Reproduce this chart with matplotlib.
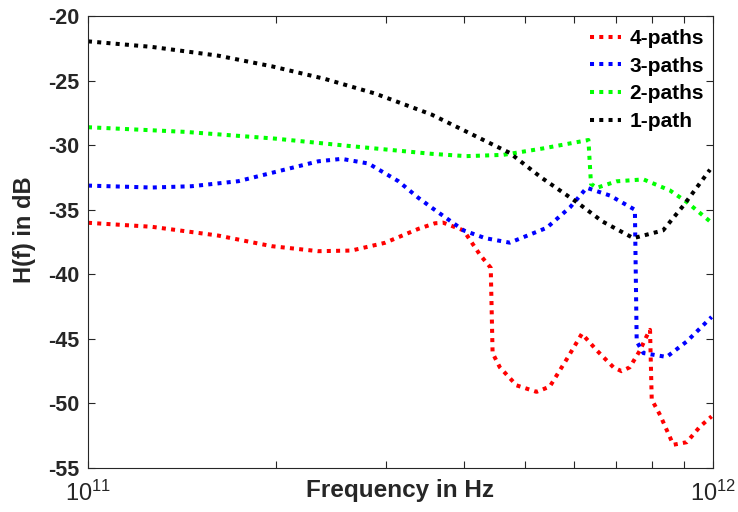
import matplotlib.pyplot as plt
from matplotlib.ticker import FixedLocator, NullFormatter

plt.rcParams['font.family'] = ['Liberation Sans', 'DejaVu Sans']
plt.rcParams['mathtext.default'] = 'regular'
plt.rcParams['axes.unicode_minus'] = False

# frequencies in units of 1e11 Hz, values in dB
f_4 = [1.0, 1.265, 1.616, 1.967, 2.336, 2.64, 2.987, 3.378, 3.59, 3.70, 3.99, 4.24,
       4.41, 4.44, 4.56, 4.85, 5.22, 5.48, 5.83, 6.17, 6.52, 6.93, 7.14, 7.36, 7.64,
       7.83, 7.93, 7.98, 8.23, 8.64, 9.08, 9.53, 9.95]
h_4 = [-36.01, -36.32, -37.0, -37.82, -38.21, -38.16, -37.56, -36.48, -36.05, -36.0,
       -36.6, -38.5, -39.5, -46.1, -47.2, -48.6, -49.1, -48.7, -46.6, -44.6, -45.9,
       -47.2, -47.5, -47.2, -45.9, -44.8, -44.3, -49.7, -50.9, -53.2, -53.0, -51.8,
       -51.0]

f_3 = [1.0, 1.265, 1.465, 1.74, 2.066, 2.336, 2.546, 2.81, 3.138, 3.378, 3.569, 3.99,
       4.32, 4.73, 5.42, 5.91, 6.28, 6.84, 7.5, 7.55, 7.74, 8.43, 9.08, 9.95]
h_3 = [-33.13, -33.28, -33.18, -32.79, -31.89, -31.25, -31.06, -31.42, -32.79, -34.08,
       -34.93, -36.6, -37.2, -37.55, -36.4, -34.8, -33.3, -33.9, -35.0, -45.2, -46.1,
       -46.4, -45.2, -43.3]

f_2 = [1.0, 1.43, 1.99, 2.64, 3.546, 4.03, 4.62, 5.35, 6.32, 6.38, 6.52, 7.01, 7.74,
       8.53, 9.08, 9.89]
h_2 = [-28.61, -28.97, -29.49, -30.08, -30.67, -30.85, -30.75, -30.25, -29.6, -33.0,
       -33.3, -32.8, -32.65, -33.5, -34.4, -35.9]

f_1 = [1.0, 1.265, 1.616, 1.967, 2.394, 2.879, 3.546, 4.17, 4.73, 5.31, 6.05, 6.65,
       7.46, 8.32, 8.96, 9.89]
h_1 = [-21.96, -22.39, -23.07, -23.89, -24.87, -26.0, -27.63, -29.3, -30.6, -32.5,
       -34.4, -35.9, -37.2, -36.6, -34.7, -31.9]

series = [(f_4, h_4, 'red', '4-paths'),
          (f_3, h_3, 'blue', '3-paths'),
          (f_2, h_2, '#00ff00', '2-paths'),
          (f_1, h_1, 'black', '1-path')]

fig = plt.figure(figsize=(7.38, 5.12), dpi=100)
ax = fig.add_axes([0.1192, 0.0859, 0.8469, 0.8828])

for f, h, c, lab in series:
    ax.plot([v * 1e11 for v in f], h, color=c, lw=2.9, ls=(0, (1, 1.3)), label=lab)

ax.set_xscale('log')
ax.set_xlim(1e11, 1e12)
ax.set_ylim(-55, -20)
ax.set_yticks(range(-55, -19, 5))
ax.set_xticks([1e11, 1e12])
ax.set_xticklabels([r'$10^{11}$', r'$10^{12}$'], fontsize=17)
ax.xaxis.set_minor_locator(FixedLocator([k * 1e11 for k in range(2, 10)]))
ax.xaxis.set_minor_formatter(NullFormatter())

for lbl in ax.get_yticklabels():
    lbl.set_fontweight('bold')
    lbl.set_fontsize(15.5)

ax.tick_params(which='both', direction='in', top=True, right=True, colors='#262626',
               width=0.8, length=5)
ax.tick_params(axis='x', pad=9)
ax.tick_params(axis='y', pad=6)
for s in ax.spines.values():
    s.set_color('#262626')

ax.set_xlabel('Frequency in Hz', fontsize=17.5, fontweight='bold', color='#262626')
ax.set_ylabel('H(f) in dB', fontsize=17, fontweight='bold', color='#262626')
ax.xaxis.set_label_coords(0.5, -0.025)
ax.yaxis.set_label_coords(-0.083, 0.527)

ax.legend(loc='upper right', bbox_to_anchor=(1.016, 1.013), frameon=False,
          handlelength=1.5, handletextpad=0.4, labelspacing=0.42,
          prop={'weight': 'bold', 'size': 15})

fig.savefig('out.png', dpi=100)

-------------------------

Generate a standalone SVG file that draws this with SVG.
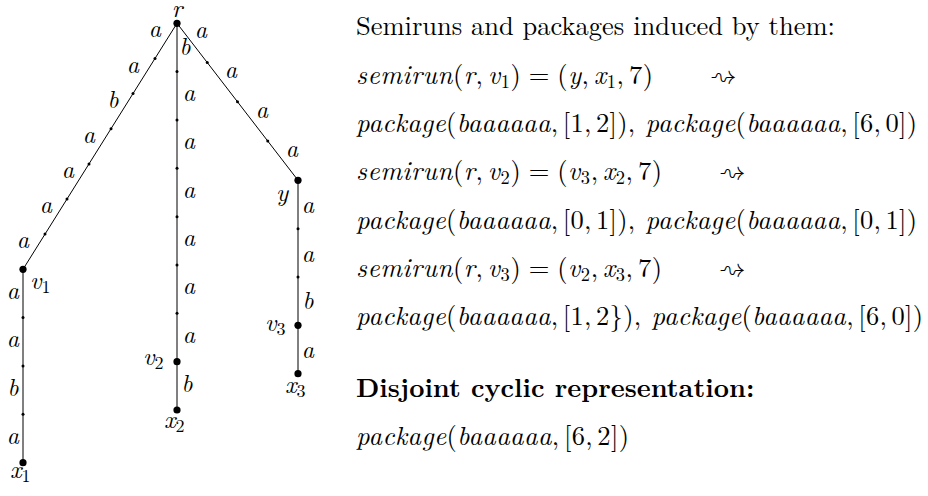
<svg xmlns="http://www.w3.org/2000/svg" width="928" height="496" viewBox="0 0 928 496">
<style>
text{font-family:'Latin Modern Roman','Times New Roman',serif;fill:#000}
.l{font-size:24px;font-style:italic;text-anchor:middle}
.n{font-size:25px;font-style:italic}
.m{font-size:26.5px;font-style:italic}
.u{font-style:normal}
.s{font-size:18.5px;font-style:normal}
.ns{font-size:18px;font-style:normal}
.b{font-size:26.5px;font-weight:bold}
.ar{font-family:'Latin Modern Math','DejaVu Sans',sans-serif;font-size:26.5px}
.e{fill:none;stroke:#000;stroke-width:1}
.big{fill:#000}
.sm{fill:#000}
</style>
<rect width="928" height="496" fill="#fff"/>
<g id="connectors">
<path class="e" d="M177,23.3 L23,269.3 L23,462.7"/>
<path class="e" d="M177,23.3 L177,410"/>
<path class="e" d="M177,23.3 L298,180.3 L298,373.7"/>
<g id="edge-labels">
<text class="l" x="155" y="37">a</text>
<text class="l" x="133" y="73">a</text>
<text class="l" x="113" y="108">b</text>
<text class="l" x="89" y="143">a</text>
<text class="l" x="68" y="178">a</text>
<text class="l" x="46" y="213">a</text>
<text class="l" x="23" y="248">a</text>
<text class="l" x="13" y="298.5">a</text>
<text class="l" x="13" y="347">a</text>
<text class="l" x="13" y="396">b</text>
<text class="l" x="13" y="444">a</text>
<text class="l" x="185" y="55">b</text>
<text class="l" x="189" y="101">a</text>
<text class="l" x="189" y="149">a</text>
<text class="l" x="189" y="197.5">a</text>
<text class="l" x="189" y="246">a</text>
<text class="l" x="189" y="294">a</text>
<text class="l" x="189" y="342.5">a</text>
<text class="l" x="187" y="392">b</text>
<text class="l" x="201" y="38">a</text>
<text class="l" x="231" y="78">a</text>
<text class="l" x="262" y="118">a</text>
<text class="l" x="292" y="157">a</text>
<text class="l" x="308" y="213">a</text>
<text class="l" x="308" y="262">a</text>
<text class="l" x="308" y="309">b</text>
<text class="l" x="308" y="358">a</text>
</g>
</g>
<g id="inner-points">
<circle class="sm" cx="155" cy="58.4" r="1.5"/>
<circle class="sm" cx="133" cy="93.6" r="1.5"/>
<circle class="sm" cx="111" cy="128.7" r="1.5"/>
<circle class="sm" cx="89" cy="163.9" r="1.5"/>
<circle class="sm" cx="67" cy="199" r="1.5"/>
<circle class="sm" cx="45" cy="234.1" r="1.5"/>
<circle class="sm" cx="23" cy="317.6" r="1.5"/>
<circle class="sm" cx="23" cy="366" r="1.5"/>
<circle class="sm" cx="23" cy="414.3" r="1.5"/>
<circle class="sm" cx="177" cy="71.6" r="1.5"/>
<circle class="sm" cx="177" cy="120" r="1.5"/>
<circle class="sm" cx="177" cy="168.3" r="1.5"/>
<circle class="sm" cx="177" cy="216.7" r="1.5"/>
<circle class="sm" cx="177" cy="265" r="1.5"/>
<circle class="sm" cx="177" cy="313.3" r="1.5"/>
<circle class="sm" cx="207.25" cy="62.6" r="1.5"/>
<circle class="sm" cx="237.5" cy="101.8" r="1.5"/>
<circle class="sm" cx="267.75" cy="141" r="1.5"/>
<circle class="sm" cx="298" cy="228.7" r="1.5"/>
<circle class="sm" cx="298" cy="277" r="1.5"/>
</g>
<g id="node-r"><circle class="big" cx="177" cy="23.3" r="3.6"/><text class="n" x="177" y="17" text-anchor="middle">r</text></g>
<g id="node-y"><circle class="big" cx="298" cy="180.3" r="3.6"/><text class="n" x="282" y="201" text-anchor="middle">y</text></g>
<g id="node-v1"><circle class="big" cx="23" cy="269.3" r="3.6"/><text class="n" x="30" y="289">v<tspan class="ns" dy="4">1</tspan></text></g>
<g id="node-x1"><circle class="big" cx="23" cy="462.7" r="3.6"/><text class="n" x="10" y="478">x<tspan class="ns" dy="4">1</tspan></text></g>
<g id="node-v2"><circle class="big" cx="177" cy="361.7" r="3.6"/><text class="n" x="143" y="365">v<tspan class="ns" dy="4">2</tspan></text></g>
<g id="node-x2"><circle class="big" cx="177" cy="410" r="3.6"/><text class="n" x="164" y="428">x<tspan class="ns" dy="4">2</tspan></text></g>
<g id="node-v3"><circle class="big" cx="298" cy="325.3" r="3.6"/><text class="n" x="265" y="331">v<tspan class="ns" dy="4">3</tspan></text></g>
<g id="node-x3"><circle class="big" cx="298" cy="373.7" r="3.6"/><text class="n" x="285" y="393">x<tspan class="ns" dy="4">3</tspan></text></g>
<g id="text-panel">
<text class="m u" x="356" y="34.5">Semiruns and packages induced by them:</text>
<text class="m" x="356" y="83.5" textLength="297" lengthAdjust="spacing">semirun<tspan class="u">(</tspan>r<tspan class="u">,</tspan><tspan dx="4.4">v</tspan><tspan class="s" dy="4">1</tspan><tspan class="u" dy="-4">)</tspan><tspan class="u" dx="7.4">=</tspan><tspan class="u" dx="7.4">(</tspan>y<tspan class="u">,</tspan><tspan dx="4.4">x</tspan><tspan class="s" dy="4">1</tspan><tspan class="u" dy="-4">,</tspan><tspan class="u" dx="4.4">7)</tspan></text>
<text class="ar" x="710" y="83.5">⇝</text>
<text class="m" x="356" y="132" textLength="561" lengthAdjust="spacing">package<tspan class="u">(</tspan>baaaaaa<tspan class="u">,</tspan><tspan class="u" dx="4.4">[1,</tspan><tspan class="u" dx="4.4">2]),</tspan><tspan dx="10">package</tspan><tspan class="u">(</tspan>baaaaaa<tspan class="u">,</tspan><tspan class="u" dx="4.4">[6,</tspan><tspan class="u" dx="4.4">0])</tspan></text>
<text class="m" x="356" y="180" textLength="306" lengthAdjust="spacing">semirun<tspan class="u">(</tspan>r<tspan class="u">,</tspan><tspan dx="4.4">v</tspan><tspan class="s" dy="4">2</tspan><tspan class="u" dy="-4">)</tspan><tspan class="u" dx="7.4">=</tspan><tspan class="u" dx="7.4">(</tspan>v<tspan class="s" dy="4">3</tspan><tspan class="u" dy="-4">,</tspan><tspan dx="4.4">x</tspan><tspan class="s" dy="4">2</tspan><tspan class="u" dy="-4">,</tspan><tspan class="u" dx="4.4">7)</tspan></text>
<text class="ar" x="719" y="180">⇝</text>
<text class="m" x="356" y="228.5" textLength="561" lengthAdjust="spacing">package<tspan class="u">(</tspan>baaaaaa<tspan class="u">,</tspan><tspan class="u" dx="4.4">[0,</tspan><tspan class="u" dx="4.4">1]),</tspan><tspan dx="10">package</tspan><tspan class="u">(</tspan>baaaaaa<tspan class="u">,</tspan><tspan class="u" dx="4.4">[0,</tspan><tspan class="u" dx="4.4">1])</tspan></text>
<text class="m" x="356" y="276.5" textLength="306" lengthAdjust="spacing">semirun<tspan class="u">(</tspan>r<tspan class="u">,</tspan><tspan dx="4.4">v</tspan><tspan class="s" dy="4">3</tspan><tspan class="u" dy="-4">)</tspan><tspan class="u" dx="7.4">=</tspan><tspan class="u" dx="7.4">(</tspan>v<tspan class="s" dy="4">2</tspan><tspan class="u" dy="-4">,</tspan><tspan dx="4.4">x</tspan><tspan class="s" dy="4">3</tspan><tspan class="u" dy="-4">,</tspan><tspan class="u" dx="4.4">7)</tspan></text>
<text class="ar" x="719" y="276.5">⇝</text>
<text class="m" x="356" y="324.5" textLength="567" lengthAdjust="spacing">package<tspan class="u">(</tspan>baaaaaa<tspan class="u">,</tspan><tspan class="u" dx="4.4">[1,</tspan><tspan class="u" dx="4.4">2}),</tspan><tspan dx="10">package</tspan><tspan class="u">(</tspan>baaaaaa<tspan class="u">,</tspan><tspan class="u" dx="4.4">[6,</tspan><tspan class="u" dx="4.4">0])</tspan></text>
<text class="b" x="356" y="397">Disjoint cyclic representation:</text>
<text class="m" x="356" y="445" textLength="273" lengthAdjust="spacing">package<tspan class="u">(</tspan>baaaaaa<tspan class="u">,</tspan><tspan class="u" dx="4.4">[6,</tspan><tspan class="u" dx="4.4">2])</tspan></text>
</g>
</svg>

-------------------------

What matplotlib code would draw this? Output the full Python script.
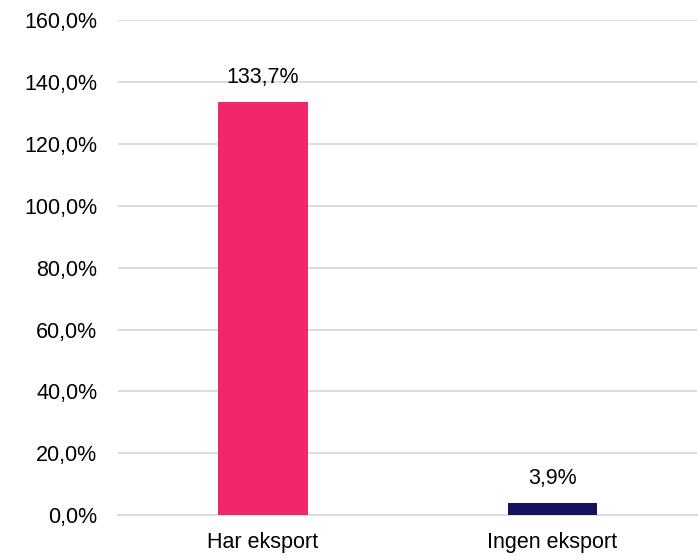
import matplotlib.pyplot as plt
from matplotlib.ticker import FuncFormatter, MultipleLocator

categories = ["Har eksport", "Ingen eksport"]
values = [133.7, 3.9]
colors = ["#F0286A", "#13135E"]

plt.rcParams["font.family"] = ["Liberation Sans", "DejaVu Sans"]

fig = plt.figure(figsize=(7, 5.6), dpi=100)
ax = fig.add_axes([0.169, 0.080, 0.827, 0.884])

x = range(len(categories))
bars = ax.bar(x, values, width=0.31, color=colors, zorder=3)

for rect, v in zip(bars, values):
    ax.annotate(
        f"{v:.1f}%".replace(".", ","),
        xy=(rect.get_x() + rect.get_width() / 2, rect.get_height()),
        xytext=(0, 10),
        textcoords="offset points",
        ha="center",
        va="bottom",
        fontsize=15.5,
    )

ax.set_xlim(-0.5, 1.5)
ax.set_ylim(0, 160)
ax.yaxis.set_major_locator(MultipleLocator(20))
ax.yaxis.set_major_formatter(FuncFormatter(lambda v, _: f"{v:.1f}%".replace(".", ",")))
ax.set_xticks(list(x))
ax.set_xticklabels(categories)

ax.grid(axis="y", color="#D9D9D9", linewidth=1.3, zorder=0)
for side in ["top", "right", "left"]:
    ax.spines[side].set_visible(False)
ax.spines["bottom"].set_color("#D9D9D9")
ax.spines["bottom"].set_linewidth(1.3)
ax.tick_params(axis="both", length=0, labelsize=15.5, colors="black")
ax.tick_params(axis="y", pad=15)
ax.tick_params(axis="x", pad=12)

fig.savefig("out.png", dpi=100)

-------------------------

• **Task description**: Word for word, retype the lines in the entries above that run from the one with "Reproduce this chart with matplotlib." through the one with "plt.rcParams['axes.unicode_minus'] = False". Both ends count; pictures do not.

• **Exercise response**:
Reproduce this chart with matplotlib.
import matplotlib.pyplot as plt
from matplotlib.ticker import FixedLocator, NullFormatter

plt.rcParams['font.family'] = ['Liberation Sans', 'DejaVu Sans']
plt.rcParams['mathtext.default'] = 'regular'
plt.rcParams['axes.unicode_minus'] = False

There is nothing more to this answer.